Para guru di SLB Negeri Mojosari yang menangani anak tunagrahita dalam mengenalkan literasi menggunakan pendekatan individual. Guru harus tahu apa yang disukai dan tidak disukai anak, sebab untuk pengenalan literasi dimulai dari titik paling bawah, yaitu mengenalkan buku dengan gambar-gambar yang menarik dan warna mencolok. Dengan mengenal kejiwaan dan kesukaan anak didik secara individual, anak akan mudah dibawa ke dunia literasi dengan melihat gambar-gambar yang disukai anak, sebab bila gambar itu tidak disukai atau bahkan membuat anak takut, buku itu akan dirobek oleh mereka.

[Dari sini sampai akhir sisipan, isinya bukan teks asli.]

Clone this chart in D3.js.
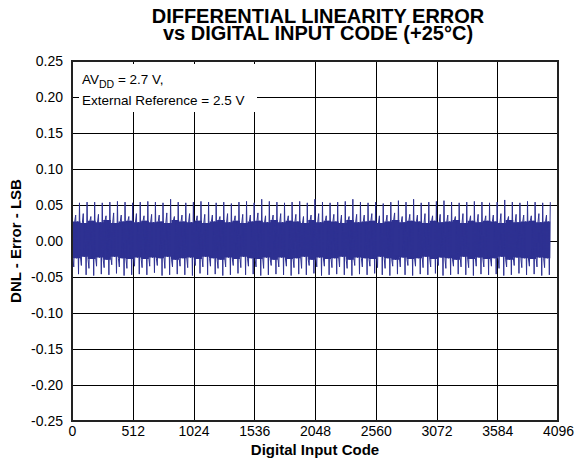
<!DOCTYPE html>
<html>
<head>
<meta charset="utf-8">
<script src="https://cdn.jsdelivr.net/npm/d3@7"></script>
<style>
  html, body { margin: 0; padding: 0; background: #fff; }
  svg { display: block; font-family: "Liberation Sans", Arial, Helvetica, sans-serif; }
</style>
</head>
<body>
<svg id="chart" width="580" height="460"></svg>
<script>
// ---------- data ----------
const titleLines = ["DIFFERENTIAL LINEARITY ERROR", "vs DIGITAL INPUT CODE (+25\u00B0C)"];
const xTicks = [0, 512, 1024, 1536, 2048, 2560, 3072, 3584, 4096];
const yTicks = [-0.25, -0.20, -0.15, -0.10, -0.05, 0.00, 0.05, 0.10, 0.15, 0.20, 0.25];
const xLabel = "Digital Input Code";
const yLabel = "DNL - Error - LSB";

// start code of each 64-code segment
const segStart = [
  0, 64, 128, 192, 256, 320, 384, 448, 512,
  576, 640, 704, 768, 832, 896, 960, 1024, 1088,
  1152, 1216, 1280, 1344, 1408, 1472, 1536, 1600, 1664,
  1728, 1792, 1856, 1920, 1984, 2048, 2112, 2176, 2240,
  2304, 2368, 2432, 2496, 2560, 2624, 2688, 2752, 2816,
  2880, 2944, 3008, 3072, 3136, 3200, 3264, 3328, 3392,
  3456, 3520, 3584, 3648, 3712, 3776, 3840, 3904, 3968
];
// code offsets inside a segment at which the listed values are read
const offBandBotA = 7, offMidNeg = 15, offBandTopA = 23, offMidPos = 31,
      offBandBotB = 39, offBandTopB = 47, offPeakNeg = 55, offPeakPos = 63;

const peakPos = [
  0.053,0.054,0.054,0.053,0.054,0.055,0.054,0.053,0.054,
  0.055,0.054,0.053,0.058,0.054,0.053,0.054,0.055,0.054,
  0.053,0.054,0.052,0.054,0.055,0.053,0.058,0.055,0.054,
  0.053,0.054,0.055,0.053,0.058,0.054,0.053,0.054,0.055,
  0.058,0.054,0.053,0.054,0.052,0.054,0.056,0.054,0.058,
  0.053,0.054,0.055,0.056,0.054,0.053,0.054,0.055,0.054,
  0.053,0.054,0.057,0.054,0.053,0.055,0.054,0.053,0.054
];
const peakNeg = [
  -0.046,-0.047,-0.048,-0.046,-0.047,-0.045,-0.048,-0.047,-0.046,
  -0.047,-0.044,-0.048,-0.047,-0.046,-0.047,-0.048,-0.045,-0.047,
  -0.046,-0.048,-0.047,-0.045,-0.047,-0.046,-0.048,-0.047,-0.046,
  -0.047,-0.048,-0.046,-0.047,-0.045,-0.048,-0.047,-0.046,-0.047,
  -0.048,-0.046,-0.047,-0.045,-0.047,-0.048,-0.046,-0.047,-0.048,
  -0.046,-0.047,-0.045,-0.048,-0.047,-0.046,-0.047,-0.048,-0.046,
  -0.047,-0.046,-0.048,-0.047,-0.045,-0.047,-0.046,-0.048,-0.047
];
const midPos = [
  0.036,0.038,0.034,0.037,0.035,0.039,0.036,0.034,0.038,
  0.035,0.037,0.036,0.039,0.034,0.036,0.038,0.035,0.037,
  0.036,0.034,0.038,0.035,0.037,0.036,0.039,0.035,0.036,
  0.038,0.035,0.037,0.034,0.036,0.038,0.035,0.037,0.036,
  0.034,0.037,0.036,0.038,0.035,0.036,0.039,0.034,0.037,
  0.036,0.038,0.035,0.037,0.036,0.034,0.038,0.035,0.037,
  0.035,0.036,0.038,0.034,0.037,0.036,0.035,0.038,0.036
];
const midNeg = [
  -0.036,-0.034,-0.038,-0.035,-0.037,-0.033,-0.036,-0.038,-0.035,
  -0.037,-0.035,-0.034,-0.038,-0.036,-0.035,-0.037,-0.034,-0.036,
  -0.035,-0.038,-0.036,-0.034,-0.037,-0.035,-0.036,-0.038,-0.034,
  -0.036,-0.035,-0.037,-0.038,-0.034,-0.036,-0.035,-0.037,-0.036,
  -0.038,-0.034,-0.036,-0.035,-0.037,-0.038,-0.035,-0.036,-0.034,
  -0.035,-0.037,-0.036,-0.034,-0.038,-0.035,-0.036,-0.037,-0.035,
  -0.036,-0.035,-0.038,-0.036,-0.034,-0.037,-0.035,-0.036,-0.037
];
const bandTop = [
  0.027,0.025,0.028,0.026,0.029,0.025,0.027,0.028,0.026,
  0.028,0.026,0.027,0.025,0.029,0.027,0.026,0.028,0.025,
  0.027,0.029,0.026,0.028,0.025,0.027,0.028,0.026,0.029,
  0.026,0.028,0.027,0.025,0.029,0.026,0.028,0.027,0.025,
  0.029,0.026,0.027,0.028,0.025,0.027,0.029,0.026,0.028,
  0.027,0.025,0.028,0.026,0.027,0.029,0.025,0.028,0.026,
  0.028,0.027,0.025,0.029,0.026,0.027,0.028,0.026,0.027
];
const bandBot = [
  -0.024,-0.022,-0.025,-0.023,-0.026,-0.022,-0.024,-0.025,-0.023,
  -0.025,-0.023,-0.024,-0.022,-0.026,-0.024,-0.023,-0.025,-0.022,
  -0.024,-0.026,-0.023,-0.025,-0.022,-0.024,-0.025,-0.023,-0.026,
  -0.023,-0.025,-0.024,-0.022,-0.026,-0.023,-0.025,-0.024,-0.022,
  -0.026,-0.023,-0.024,-0.025,-0.022,-0.024,-0.026,-0.023,-0.025,
  -0.024,-0.022,-0.025,-0.023,-0.024,-0.026,-0.022,-0.025,-0.023,
  -0.025,-0.024,-0.022,-0.026,-0.023,-0.024,-0.025,-0.023,-0.024
];

// ---------- layout ----------
const svg = d3.select("#chart");
const margin = { left: 72, right: 22, top: 61, bottom: 39 };
const W = 580, H = 460;
const x = d3.scaleLinear().domain([0, 4096]).range([margin.left, W - margin.right]);
const y = d3.scaleLinear().domain([-0.25, 0.25]).range([H - margin.bottom, margin.top]);
const blue = "#2e3192";
const font = '"Liberation Sans", Arial, Helvetica, sans-serif';

// title (one text element, two lines)
const title = svg.append("text").attr("text-anchor", "middle")
  .attr("font-size", 20).attr("font-weight", "bold");
title.append("tspan").attr("x", 318).attr("y", 23).text(titleLines[0]);
title.append("tspan").attr("x", 318).attr("y", 40).text(titleLines[1]);

// grid
const grid = svg.append("g");
grid.selectAll("line.gx").data(xTicks.slice(1, -1)).join("line")
  .attr("x1", d => Math.round(x(d)) + 0.5).attr("x2", d => Math.round(x(d)) + 0.5)
  .attr("y1", y(0.25)).attr("y2", y(-0.25))
  .attr("stroke", "#000").attr("stroke-width", 1);
grid.selectAll("line.gy").data(yTicks.slice(1, -1)).join("line")
  .attr("y1", d => Math.round(y(d)) + 0.5).attr("y2", d => Math.round(y(d)) + 0.5)
  .attr("x1", x(0)).attr("x2", x(4096))
  .attr("stroke", "#000").attr("stroke-width", 1);

// data: dense band as area, spikes as a polyline
const area = d3.area()
  .x(d => x(d.c)).y0(d => y(d.lo)).y1(d => y(d.hi))
  .curve(d3.curveStepAfter);
const bandPts = segStart.map((s, i) => ({ c: s + offBandBotA, lo: bandBot[i], hi: bandTop[i] }));
bandPts.push({ c: segStart[segStart.length - 1] + offPeakPos, lo: bandBot[bandBot.length - 1], hi: bandTop[bandTop.length - 1] });
svg.append("path").datum(bandPts).attr("d", area).attr("fill", blue);

const linePts = [];
segStart.forEach((s, i) => {
  linePts.push([s + offBandBotA, bandBot[i]]);
  linePts.push([s + offMidNeg, midNeg[i]]);
  linePts.push([s + offBandTopA, bandTop[i]]);
  linePts.push([s + offMidPos, midPos[i]]);
  linePts.push([s + offBandBotB, bandBot[i]]);
  linePts.push([s + offBandTopB, bandTop[i]]);
  linePts.push([s + offPeakNeg, peakNeg[i]]);
  linePts.push([s + offPeakPos, peakPos[i]]);
});
svg.append("path").datum(linePts)
  .attr("d", d3.line().x(d => x(d[0])).y(d => y(d[1])))
  .attr("fill", "none").attr("stroke", blue).attr("stroke-width", 1);

// border
svg.append("rect").attr("x", x(0)).attr("y", y(0.25))
  .attr("width", x(4096) - x(0)).attr("height", y(-0.25) - y(0.25))
  .attr("fill", "none").attr("stroke", "#222").attr("stroke-width", 2);

// axes (labels only)
const xAxis = d3.axisBottom(x).tickValues(xTicks).tickSize(0).tickPadding(5).tickFormat(d3.format("d"));
const gx = svg.append("g").attr("transform", `translate(0,${y(-0.25)})`).call(xAxis);
gx.select(".domain").remove();
gx.selectAll("text").attr("font-size", 14).attr("font-family", font).attr("fill", "#000");

const yAxis = d3.axisLeft(y).tickValues(yTicks).tickSize(0).tickPadding(9).tickFormat(d3.format(".2f"));
const gy = svg.append("g").attr("transform", `translate(${x(0)},0)`).call(yAxis);
gy.select(".domain").remove();
gy.selectAll("text").attr("font-size", 14).attr("font-family", font).attr("fill", "#000")
  .text(d => d3.format(".2f")(d).replace("\u2212", "-"));

// axis titles
svg.append("text").attr("x", (x(0) + x(4096)) / 2).attr("y", 455).attr("text-anchor", "middle")
  .attr("font-size", 15).attr("font-weight", "bold").text(xLabel);
svg.append("text").attr("transform", `translate(21,${(y(0.25) + y(-0.25)) / 2}) rotate(-90)`)
  .attr("text-anchor", "middle").attr("font-size", 15).attr("font-weight", "bold").text(yLabel);

// annotation
svg.append("rect").attr("x", 79).attr("y", 64).attr("width", 178).attr("height", 48).attr("fill", "#fff");
const ann = svg.append("text").attr("x", 82).attr("y", 84).attr("font-size", 13.5);
ann.append("tspan").text("AV");
ann.append("tspan").attr("font-size", 10.5).attr("dy", 4).text("DD");
ann.append("tspan").attr("dy", -4).text(" = 2.7 V,");
svg.append("text").attr("x", 82).attr("y", 105).attr("font-size", 13.5).text("External Reference = 2.5 V");
</script>
</body>
</html>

Sebaliknya, bila anak sudah tertarik dengan gambar yang ada dalam buku, anak akan tenang dan bisa asyik melihat-lihat buku. Ini biasanya diperlakukan untuk anak tunagrahita kelas rendah.

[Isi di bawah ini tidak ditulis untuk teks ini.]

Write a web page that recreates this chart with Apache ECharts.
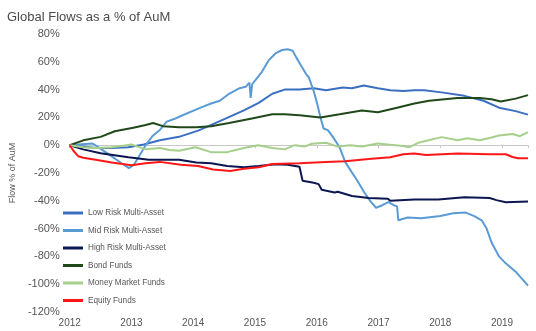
<!DOCTYPE html>
<html>
<head>
<meta charset="utf-8">
<script src="https://cdn.jsdelivr.net/npm/echarts@6/dist/echarts.min.js"></script>
<style>
html,body{margin:0;padding:0;background:#fff;}
#c{width:536px;height:331px;}
</style>
</head>
<body>
<div id="c"></div>
<script>
var seriesNames = ['Low Risk Multi-Asset','Mid Risk Multi-Asset','High Risk Multi-Asset','Bond Funds','Money Market Funds','Equity Funds'];
var yTicks = [-120,-100,-80,-60,-40,-20,0,20,40,60,80];
var xYears = [2012,2013,2014,2015,2016,2017,2018,2019];

var lowDates = [2012.00,2012.22,2012.42,2012.68,2012.95,2013.20,2013.46,2013.77,2014.08,2014.44,2014.82,2015.06,2015.28,2015.48,2015.72,2015.95,2016.15,2016.42,2016.57,2016.76,2016.99,2017.19,2017.40,2017.58,2017.74,2018.02,2018.39,2018.70,2018.95,2019.22,2019.42];
var lowValues = [0,-1,-2,-2,-1.4,0.5,3.6,6,10.5,17.5,25,30.5,37,40,40,41,39.5,41.5,41,43,41,39.6,39,39.6,39.5,38,35.5,32,27,24.5,22];

var midDates = [2012.00,2012.14,2012.37,2012.45,2012.68,2012.84,2012.96,2013.04,2013.15,2013.23,2013.35,2013.46,2013.57,2013.70,2013.80,2014.12,2014.29,2014.43,2014.58,2014.75,2014.85,2014.91,2014.93,2014.955,2015.10,2015.22,2015.33,2015.44,2015.53,2015.61,2015.67,2015.75,2015.83,2015.87,2015.95,2016.00,2016.06,2016.11,2016.18,2016.26,2016.37,2016.46,2016.56,2016.65,2016.77,2016.88,2016.96,2017.07,2017.16,2017.24,2017.30,2017.32,2017.47,2017.69,2018.00,2018.21,2018.41,2018.55,2018.67,2018.75,2018.83,2018.95,2019.06,2019.22,2019.42];
var midValues = [0,0.5,1.2,-1,-8,-13,-16.5,-14,-6,0,7,11,17,19,21,27,30,32,37,41,42,45,34,44,52,61,66,68.5,69,68,63,57,51,49,39,31,20,12,10.8,6,-1.5,-12,-19,-25,-34,-41,-45,-43,-41,-43,-44,-54,-52,-52.5,-51,-49,-48.5,-51,-54,-60,-70,-80,-85,-91,-101];

var highDates = [2012.00,2012.22,2012.50,2012.95,2013.28,2013.77,2014.05,2014.29,2014.55,2014.82,2015.06,2015.33,2015.53,2015.72,2015.75,2015.77,2015.95,2016.03,2016.08,2016.29,2016.34,2016.57,2016.84,2017.15,2017.19,2017.58,2017.97,2018.39,2018.80,2018.91,2019.06,2019.42];
var highValues = [0,-3,-5.8,-8.6,-10.5,-10.5,-12.5,-13,-15,-15.8,-15,-13.7,-14,-15.5,-16,-25.5,-27,-28,-32,-34,-33.5,-36.5,-38,-38.5,-40,-39,-39,-37.4,-38,-39.5,-41,-40.5];

var bondDates = [2012.00,2012.22,2012.50,2012.73,2013.03,2013.23,2013.35,2013.51,2013.77,2014.05,2014.29,2014.58,2014.97,2015.28,2015.48,2015.72,2016.06,2016.37,2016.73,2016.99,2017.30,2017.58,2017.82,2018.28,2018.64,2018.83,2018.98,2019.22,2019.42];
var bondValues = [0,3.5,6,10,12.5,14.5,16,13.7,13,13,13.7,16,19.4,22.3,22.3,21.5,20,22.3,25,23.7,27,30,32,34,34,33,31.5,33.5,36];

var moneyDates = [2012.00,2012.22,2012.42,2012.68,2012.84,2013.00,2013.10,2013.23,2013.46,2013.62,2013.77,2014.04,2014.29,2014.55,2014.82,2015.05,2015.28,2015.48,2015.64,2015.80,2015.92,2016.15,2016.34,2016.54,2016.73,2016.99,2017.19,2017.40,2017.50,2017.66,2018.02,2018.28,2018.44,2018.64,2018.83,2018.95,2019.17,2019.29,2019.42];
var moneyValues = [0,-1.5,-2,-1.4,-0.5,0.5,-1,-3,-2,-3.5,-4,-1.5,-5,-5,-2,0,-2,-3,0,-1,1,1.8,-1,0,-1,1.2,0.3,-0.5,-1.4,2,5.8,3.6,5,3.6,5.5,7,8,6.5,9.4];

var equityDates = [2012.00,2012.06,2012.14,2012.22,2012.42,2012.68,2013.00,2013.23,2013.46,2013.80,2014.08,2014.32,2014.60,2014.82,2015.06,2015.28,2015.72,2016.15,2016.46,2016.84,2017.19,2017.40,2017.58,2017.77,2018.28,2018.80,2019.06,2019.17,2019.26,2019.42];
var equityValues = [0,-4,-8,-9,-10.5,-12.5,-14.4,-13,-12,-14,-15,-17.5,-18.5,-17,-15.8,-13.5,-13,-12,-11.5,-10,-8.6,-6.5,-6,-7,-6,-6.5,-6.5,-8.5,-9.4,-9.4];

var colors = ['#3b6fc2','#5b9bd5','#0c1650','#21481a','#a5cf8a','#ff1616'];

function pairs(xs, ys){ return xs.map(function(x,i){ return [x, ys[i]]; }); }
var allDates = [lowDates, midDates, highDates, bondDates, moneyDates, equityDates];
var allValues = [lowValues, midValues, highValues, bondValues, moneyValues, equityValues];

var xMin = xYears[0];
var xMax = 2019.42;

var series = seriesNames.map(function(n, i){
  return {
    name: n, type: 'line', xAxisIndex: 0, yAxisIndex: 0,
    data: pairs(allDates[i], allValues[i]),
    showSymbol: false, symbol: 'none', smooth: false,
    lineStyle: { width: 2, color: colors[i] },
    itemStyle: { color: colors[i] },
    emphasis: { disabled: true },
    animation: false
  };
});

var chart = echarts.init(document.getElementById('c'), null, {renderer: 'canvas'});
chart.setOption({
  backgroundColor: '#ffffff',
  animation: false,
  title: {
    text: 'Global Flows as a % of AuM',
    left: 2, top: 6,
    textStyle: { fontFamily: 'Liberation Sans, Arial, sans-serif', fontSize: 13, fontWeight: 'normal', color: '#4a4a4a' }
  },
  grid: { left: 51, right: 8, top: 34, bottom: 19, containLabel: false },
  legend: {
    orient: 'vertical',
    left: 58, top: 202,
    itemWidth: 20, itemHeight: 3, itemGap: 5.5,
    icon: 'rect',
    data: seriesNames,
    textStyle: { fontFamily: 'Liberation Sans, Arial, sans-serif', fontSize: 8.2, color: '#555555', lineHeight: 12 }
  },
  xAxis: [
    {
      type: 'value', min: xMin, max: xMax, interval: 1,
      axisLine: { show: false, onZero: false },
      axisTick: { show: false },
      splitLine: { show: false },
      axisLabel: {
        margin: 6, color: '#555555', fontSize: 10, fontFamily: 'Liberation Sans, Arial, sans-serif',
        showMaxLabel: false,
        formatter: function(v){ return xYears.indexOf(v) >= 0 ? String(v) : ''; }
      }
    },
    {
      type: 'value', min: xMin, max: xMax, interval: 1, position: 'bottom',
      axisLine: { show: true, onZero: true, lineStyle: { color: '#c8c8c8', width: 1 } },
      axisTick: { show: true, length: 3, lineStyle: { color: '#c8c8c8' } },
      splitLine: { show: false },
      axisLabel: { show: false }
    }
  ],
  yAxis: {
    type: 'value', min: yTicks[0], max: yTicks[yTicks.length-1], interval: 20,
    name: 'Flow % of AuM', nameLocation: 'middle', nameGap: 43, nameRotate: 90,
    nameTextStyle: { fontFamily: 'Liberation Sans, Arial, sans-serif', fontSize: 9, color: '#555555' },
    axisLine: { show: false },
    axisTick: { show: false },
    splitLine: { show: false },
    axisLabel: {
      margin: 10, color: '#555555', fontSize: 11, fontFamily: 'Liberation Sans, Arial, sans-serif',
      formatter: function(v){ return v + '%'; }
    }
  },
  series: series
});
</script>
</body>
</html>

Untuk anak tunagrahita kelas besar berbeda cara penanganannya. Mereka bisa diberi buku apa saja, misalnya buku pelajaran atau buku cerita. Namun, tetap dengan gambar agar bisa menarik perhatian anak. Dengan teknik pengembangan membaca melalui cerita yang ada di buku bagi anak yang belum bisa membaca bisa mengeja.

Untuk anak tunagrahita yang lancar membaca dikembangkan dengan menulis kembali tulisan pada cerita secara sederhana sesuai kemampuan anak. Anak mau dan mampu untuk melihat-lihat buku itu saja merupakan awal yang baik. Dengan demikian, guru akan mudah mengarahkan ke tahap yang lebih tinggi, yaitu bisa membaca dan menulis meskipun sederhana.

Melalui kebiasaan melihat-lihat buku secara tidak langsung juga mengajari budaya literasi kepada anak tunagrahita meskipun termasuk tingkat paling bawah. Meskipun demikian, guru dituntut untuk memberikan pengawasan agar tidak terjadi sesuatu yang tidak diinginkan, seperti buku dirobek.

Bila anak tungrahita yang kelas kecil atau besar dianggap sudah bisa membaca dan tidak hiperaktif atau emosinya terkendali, anak dikenalkan dengan perpustakaan sekolah. Di sana mereka bisa melihat-lihat banyak buku dan bisa membaca. Bila anak belum bisa membaca atau masih belum terkendali, hiperaktif, dan emosinya dikhawatirkan dapat merusak buku-buku di perpustakaan, guru bisa membawa buku ke dalam kelas agar lebih mudah dalam mengawasinya.